5. This point might bring to mind famous ideological critiques of modernity like Marxism or canonical attempts to analyze seismic historical evils like chattel slavery, colonialism, or the holocaust, such as those offered by Du Bois, Fanon, or Arendt. And, indeed, some of these views and authors have already been linked to the concept of dignity, albeit now sometimes critically and even skeptically, either explicitly at the source or through scholarly interpretation and analysis. For example, regarding Marx, see Healy and Wilkowska 2017, or Varga 2017. Regarding Du Bois, see Boxill 2017. Regarding Fanon, see his own remarks in The Wretched of the Earth (1963: 9, 21, 109) or Black Skin, White Mask (2008: 119).
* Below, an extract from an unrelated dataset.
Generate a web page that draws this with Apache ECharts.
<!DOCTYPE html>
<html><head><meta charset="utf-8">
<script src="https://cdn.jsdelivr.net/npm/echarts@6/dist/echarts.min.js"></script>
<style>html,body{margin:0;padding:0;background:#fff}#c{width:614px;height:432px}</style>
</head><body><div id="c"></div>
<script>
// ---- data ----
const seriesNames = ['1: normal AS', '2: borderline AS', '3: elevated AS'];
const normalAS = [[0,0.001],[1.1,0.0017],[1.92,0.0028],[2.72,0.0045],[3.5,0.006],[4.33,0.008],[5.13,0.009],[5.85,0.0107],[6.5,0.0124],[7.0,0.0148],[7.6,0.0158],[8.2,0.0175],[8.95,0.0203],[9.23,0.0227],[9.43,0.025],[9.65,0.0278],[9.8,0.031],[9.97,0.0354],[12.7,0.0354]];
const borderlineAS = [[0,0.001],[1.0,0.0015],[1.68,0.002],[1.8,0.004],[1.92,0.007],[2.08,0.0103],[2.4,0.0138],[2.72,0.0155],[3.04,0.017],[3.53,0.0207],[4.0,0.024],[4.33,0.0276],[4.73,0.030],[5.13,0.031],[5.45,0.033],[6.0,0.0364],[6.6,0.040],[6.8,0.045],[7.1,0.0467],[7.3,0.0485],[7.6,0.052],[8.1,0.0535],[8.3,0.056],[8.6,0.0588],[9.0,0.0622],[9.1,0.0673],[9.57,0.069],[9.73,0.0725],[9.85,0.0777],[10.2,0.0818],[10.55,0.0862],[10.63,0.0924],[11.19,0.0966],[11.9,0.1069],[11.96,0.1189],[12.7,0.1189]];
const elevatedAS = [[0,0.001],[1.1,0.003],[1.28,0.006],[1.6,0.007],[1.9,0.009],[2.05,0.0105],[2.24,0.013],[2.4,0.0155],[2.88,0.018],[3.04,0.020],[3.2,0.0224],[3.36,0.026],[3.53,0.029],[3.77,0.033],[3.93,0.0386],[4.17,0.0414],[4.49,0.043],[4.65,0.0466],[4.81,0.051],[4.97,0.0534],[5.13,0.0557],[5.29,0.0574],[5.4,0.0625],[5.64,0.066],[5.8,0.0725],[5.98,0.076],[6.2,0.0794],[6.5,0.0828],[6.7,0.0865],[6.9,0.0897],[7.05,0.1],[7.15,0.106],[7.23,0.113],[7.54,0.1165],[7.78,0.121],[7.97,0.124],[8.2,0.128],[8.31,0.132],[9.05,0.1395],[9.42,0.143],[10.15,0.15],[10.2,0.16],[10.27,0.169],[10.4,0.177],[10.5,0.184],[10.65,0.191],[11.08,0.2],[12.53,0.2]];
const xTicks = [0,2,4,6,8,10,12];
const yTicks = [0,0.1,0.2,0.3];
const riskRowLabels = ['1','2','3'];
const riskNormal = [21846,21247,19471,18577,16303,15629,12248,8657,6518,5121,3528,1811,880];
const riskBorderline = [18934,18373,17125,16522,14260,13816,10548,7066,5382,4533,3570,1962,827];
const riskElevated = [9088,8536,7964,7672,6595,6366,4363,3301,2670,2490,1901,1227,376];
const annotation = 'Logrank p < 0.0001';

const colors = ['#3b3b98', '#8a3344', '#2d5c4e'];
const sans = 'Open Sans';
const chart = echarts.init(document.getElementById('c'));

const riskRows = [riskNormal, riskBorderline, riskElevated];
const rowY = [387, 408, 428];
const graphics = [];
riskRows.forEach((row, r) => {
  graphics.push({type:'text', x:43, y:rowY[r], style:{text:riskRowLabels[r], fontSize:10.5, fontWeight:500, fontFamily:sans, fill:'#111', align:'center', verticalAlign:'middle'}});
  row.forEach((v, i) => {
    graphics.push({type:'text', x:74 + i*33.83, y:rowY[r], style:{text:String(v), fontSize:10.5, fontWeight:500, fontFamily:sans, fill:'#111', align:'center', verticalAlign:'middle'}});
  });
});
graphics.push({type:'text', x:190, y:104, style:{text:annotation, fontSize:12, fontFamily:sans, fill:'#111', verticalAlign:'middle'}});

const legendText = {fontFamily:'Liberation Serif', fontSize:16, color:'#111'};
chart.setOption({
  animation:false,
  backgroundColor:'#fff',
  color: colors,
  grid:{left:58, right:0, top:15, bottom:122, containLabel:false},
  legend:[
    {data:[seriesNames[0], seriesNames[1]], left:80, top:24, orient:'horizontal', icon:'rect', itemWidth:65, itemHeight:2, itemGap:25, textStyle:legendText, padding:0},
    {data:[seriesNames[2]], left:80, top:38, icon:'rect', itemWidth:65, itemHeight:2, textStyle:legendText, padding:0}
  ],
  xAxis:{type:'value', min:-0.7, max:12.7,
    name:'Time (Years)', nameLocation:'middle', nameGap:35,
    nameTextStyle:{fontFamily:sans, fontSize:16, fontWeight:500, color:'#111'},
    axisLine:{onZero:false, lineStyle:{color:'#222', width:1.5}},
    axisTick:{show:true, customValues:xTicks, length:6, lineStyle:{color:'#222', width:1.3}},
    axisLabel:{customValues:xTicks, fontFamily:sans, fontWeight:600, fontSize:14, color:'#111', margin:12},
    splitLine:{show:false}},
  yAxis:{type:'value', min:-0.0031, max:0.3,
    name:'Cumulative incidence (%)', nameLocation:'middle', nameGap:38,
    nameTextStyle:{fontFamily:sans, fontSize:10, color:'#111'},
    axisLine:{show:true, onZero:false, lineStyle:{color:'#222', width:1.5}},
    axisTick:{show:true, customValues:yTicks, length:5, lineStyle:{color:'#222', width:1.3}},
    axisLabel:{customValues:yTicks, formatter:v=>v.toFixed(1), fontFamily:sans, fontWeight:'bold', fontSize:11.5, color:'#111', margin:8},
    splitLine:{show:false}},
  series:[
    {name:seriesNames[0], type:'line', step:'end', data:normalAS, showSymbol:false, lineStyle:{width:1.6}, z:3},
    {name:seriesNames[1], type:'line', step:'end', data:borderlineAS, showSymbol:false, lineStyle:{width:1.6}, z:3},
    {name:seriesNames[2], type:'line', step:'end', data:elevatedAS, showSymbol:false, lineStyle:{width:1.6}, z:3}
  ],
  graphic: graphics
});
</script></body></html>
Regarding Arendt, see Parekh 2008.

6. Earlier, we noted Killmister’s allowance that her three strands of dignity require different forms of recognition (one form for personal and social dignity; another for status dignity, including human dignity). And this might seem to be a monkey wrench in the attempt at unified theory. Appraisal respect and recognition respect are two very different things, as Darwall originally conceived them. They are two kinds of respect. So, given that respect fleshes out a principal definitional criterion about the normative function of dignity, why not think that the objects of these two kinds of respect are similarly distinct in kind?
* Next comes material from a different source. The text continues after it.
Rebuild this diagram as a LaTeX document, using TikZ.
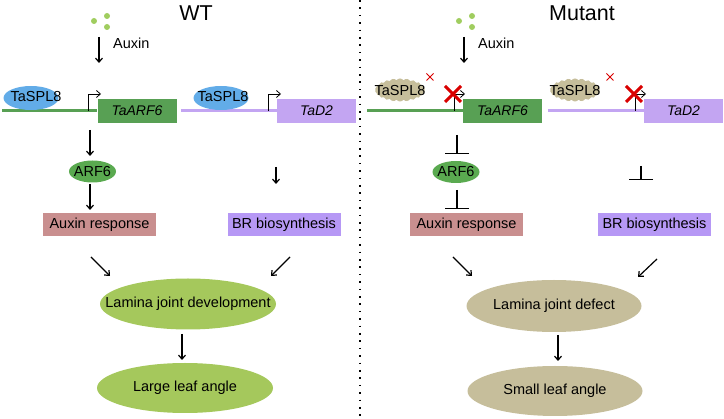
\documentclass[tikz,border=0pt]{standalone}
\usepackage{fontspec}
\setmainfont{Liberation Sans}
\usetikzlibrary{arrows.meta,shapes.geometric,shapes.symbols}
\definecolor{dotgreen}{RGB}{160,205,95}
\definecolor{genegreen}{RGB}{88,160,84}
\definecolor{genepurple}{RGB}{195,165,242}
\definecolor{splblue}{RGB}{98,172,232}
\definecolor{arfgreen}{RGB}{90,170,80}
\definecolor{auxrose}{RGB}{201,143,143}
\definecolor{brlav}{RGB}{182,152,245}
\definecolor{fategreen}{RGB}{165,200,92}
\definecolor{fatetan}{RGB}{198,190,155}
\begin{document}
\begin{tikzpicture}[>={Straight Barb[length=4pt,width=7pt]},x=1pt,y=-1pt,
	every node/.style={font=\fontsize{14.5}{16}\selectfont,inner sep=0pt},
	every label/.style={font=\fontsize{14.5}{16}\selectfont,inner sep=0pt},
	title/.style={font=\fontsize{21.5}{24}\selectfont},
	ar/.style={->,line width=1.2pt},
	inh/.style={-{Bar[width=24pt,line width=1.2pt]},line width=1.2pt},
	tss/.style={->,line width=0.8pt},
	geneline/.style={line width=3pt},
	genebox/.style={rectangle,minimum width=79pt,minimum height=24pt,font=\fontsize{14}{16}\selectfont\itshape},
	spl/.style={ellipse,fill=splblue,minimum width=55pt,minimum height=24pt},
	splmut/.style={cloud,cloud puffs=22,cloud puff arc=110,aspect=2.2,fill=fatetan,minimum width=50pt,minimum height=23pt},
	arf/.style={ellipse,fill=arfgreen,minimum width=47pt,minimum height=22pt},
	respbox/.style={rectangle,minimum width=113pt,minimum height=23pt},
	fate/.style={ellipse,minimum width=176pt,minimum height=51pt},
	redx/.style={red!85!black,line width=#1}]
	\useasboundingbox (0,0) rectangle (724,419);
	\def\ly{111}
	% WT
	\node[title] (wt) at (196,13) {WT};
	\fill[dotgreen] (94,21) circle (3) (107,16) circle (3) (107,27) circle (3);
	\coordinate (auxa) at (99,37);
	\coordinate (auxb) at (99,63);
	\draw[ar] (auxa) -- (auxb);
	\node[anchor=west] (auxw) at (113,43) {Auxin};
	\node[genebox,fill=genegreen] (arfw) at (137,\ly) {TaARF6};
	\node[genebox,fill=genepurple] (d2w) at (316.5,\ly) {TaD2};
	\coordinate (lnA) at (2,\ly);
	\coordinate (lnB) at (181,\ly);
	\draw[geneline,genegreen] (lnA) -- (arfw.west);
	\draw[geneline,genepurple] (lnB) -- (d2w.west);
	\node[spl] (splw) at (31,98) {};
	\node (splwt) at (36,97) {TaSPL8};
	\node[spl] (splwb) at (221,98) {};
	\node (splwbt) at (223,97) {TaSPL8};
	\coordinate (tssA) at (88,\ly);
	\coordinate (tssAe) at (101,94);
	\coordinate (tssB) at (268,\ly);
	\coordinate (tssBe) at (281,94);
	\draw[tss] (tssA) |- (tssAe);
	\draw[tss] (tssB) |- (tssBe);
	\node[arf,label=center:ARF6] (arf6w) at (92.5,171.5) {};
	\coordinate (a1) at (90,130);
	\coordinate (a2) at (90,156);
	\draw[ar] (a1) -- (a2);
	\coordinate (a3) at (90,184);
	\coordinate (a4) at (90,210);
	\draw[ar] (a3) -- (a4);
	\coordinate (b1) at (276,167);
	\coordinate (b2) at (276,184);
	\draw[ar] (b1) -- (b2);
	\node[respbox,fill=auxrose] (respw) at (99.5,224.5) {Auxin response};
	\node[respbox,fill=brlav] (brw) at (284,224.5) {BR biosynthesis};
	\node[fate,fill=fategreen,label=center:Lamina joint development] (lamw) at (188,304) {};
	\node[fate,fill=fategreen,minimum height=50pt,label=center:Large leaf angle] (leafw) at (185,388) {};
	\coordinate (c1) at (91,257);
	\coordinate (c2) at (110,276);
	\coordinate (c3) at (290,257);
	\coordinate (c4) at (271,276);
	\draw[ar] (c1) -- (c2);
	\draw[ar] (c3) -- (c4);
	\coordinate (d1) at (182,334);
	\coordinate (d2) at (182,360);
	\draw[ar] (d1) -- (d2);
	% divider
	\coordinate (divtop) at (360,0);
	\coordinate (divbot) at (360,419);
	\draw[line width=1.3pt,dash pattern=on 1.6pt off 5.8pt] (divtop) -- (divbot);
	% Mutant
	\node[title] (mut) at (582,13) {Mutant};
	\fill[dotgreen] (459,21) circle (3) (472,16) circle (3) (472,27) circle (3);
	\coordinate (mauxa) at (464,37);
	\coordinate (mauxb) at (464,63);
	\draw[ar] (mauxa) -- (mauxb);
	\node[anchor=west] (auxm) at (478,43) {Auxin};
	\node[genebox,fill=genegreen] (arfm) at (502.5,\ly) {TaARF6};
	\node[genebox,fill=genepurple] (d2m) at (683.5,\ly) {TaD2};
	\coordinate (mlnA) at (367,\ly);
	\coordinate (mlnB) at (548,\ly);
	\draw[geneline,genegreen] (mlnA) -- (arfm.west);
	\draw[geneline,genepurple] (mlnB) -- (d2m.west);
	\node[splmut] (splm) at (400,90) {};
	\node (splmt) at (400,91) {TaSPL8};
	\node[splmut] (splmb) at (575,90) {};
	\node (splmbt) at (575,91) {TaSPL8};
	\coordinate (mtssA) at (454,\ly);
	\coordinate (mtssAe) at (465,94);
	\coordinate (mtssB) at (635,\ly);
	\coordinate (mtssBe) at (646,94);
	\draw[tss] (mtssA) |- (mtssAe);
	\draw[tss] (mtssB) |- (mtssBe);
	\foreach \cx/\sx in {453/430,634/610}{
		\draw[redx=3pt] (\cx-8,86) -- (\cx+8,102) (\cx-8,102) -- (\cx+8,86);
		\draw[redx=1pt] (\sx-3.5,73.5) -- (\sx+3.5,80.5) (\sx-3.5,80.5) -- (\sx+3.5,73.5);
	}
	\node[arf,label=center:ARF6] (arf6m) at (456,172) {};
	\coordinate (e1) at (457,135);
	\coordinate (e2) at (457,154);
	\draw[inh] (e1) -- (e2);
	\coordinate (e3) at (457,190);
	\coordinate (e4) at (457,209);
	\draw[inh] (e3) -- (e4);
	\coordinate (f1) at (641,166);
	\coordinate (f2) at (641,180);
	\draw[inh] (f1) -- (f2);
	\node[respbox,fill=auxrose] (respm) at (466.5,224.5) {Auxin response};
	\node[respbox,fill=brlav] (brm) at (654.5,224.5) {BR biosynthesis};
	\node[fate,fill=fatetan,minimum width=175pt,minimum height=52pt,label=center:Lamina joint defect] (lamm) at (554,306) {};
	\node[fate,fill=fatetan,minimum width=175pt,minimum height=50pt,label=center:Small leaf angle] (leafm) at (555,391) {};
	\coordinate (g1) at (453,257);
	\coordinate (g2) at (472,276);
	\coordinate (g3) at (657,259);
	\coordinate (g4) at (638,277);
	\draw[ar] (g1) -- (g2);
	\draw[ar] (g3) -- (g4);
	\coordinate (h1) at (558,335);
	\coordinate (h2) at (558,361);
	\draw[ar] (h1) -- (h2);
\end{tikzpicture}
\end{document}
7. The term “recognition respect” comes originally from Darwall (1977). It is thus important to note that Darwall (2013) revised his view to better distinguish two species of recognition respect: “moral recognition respect” (or “moral respect”) and “honor recognition respect” (or “honor respect”) Moral respect requires a reciprocal recognition of the authority or standing to address second-personal claims and hold others responsible for those claims. By contrast, to honor respect another person is to recognize them as having a specific social status which not “just anyone” can have (Darwall 2013: 17). For the same reason, honor respect has an asymmetrical quality reflecting a difference in the facts about a person’s social role, such as one’s being a “representative of the court” or an “elder” or “upper class”, which difference both explains and is used to justify hierarchical patterns of recognition. In other words, when we honor respect another person, we make greater deference to them in our deliberations than they would expect in return, or we make special deference (e.g., the way “all rise” in American courtrooms at a judge’s entrance). This distinction between moral respect and honor respect is especially relevant in the context of human dignity, given that, as we saw, one prominent strand of modern dignity theory subscribes to something like Appiah’s or Waldron’s idea of dignity-as-elevated rank. Those views raise the question of whether the correct form of recognition in those theories is supposed to be what Darwall calls honor-respect? If so, how do they explain its hierarchical implications, which seem diametrically opposed to the core tenants of human dignity? Darwall (2017) asks some of these questions and concludes that such theories come up wanting.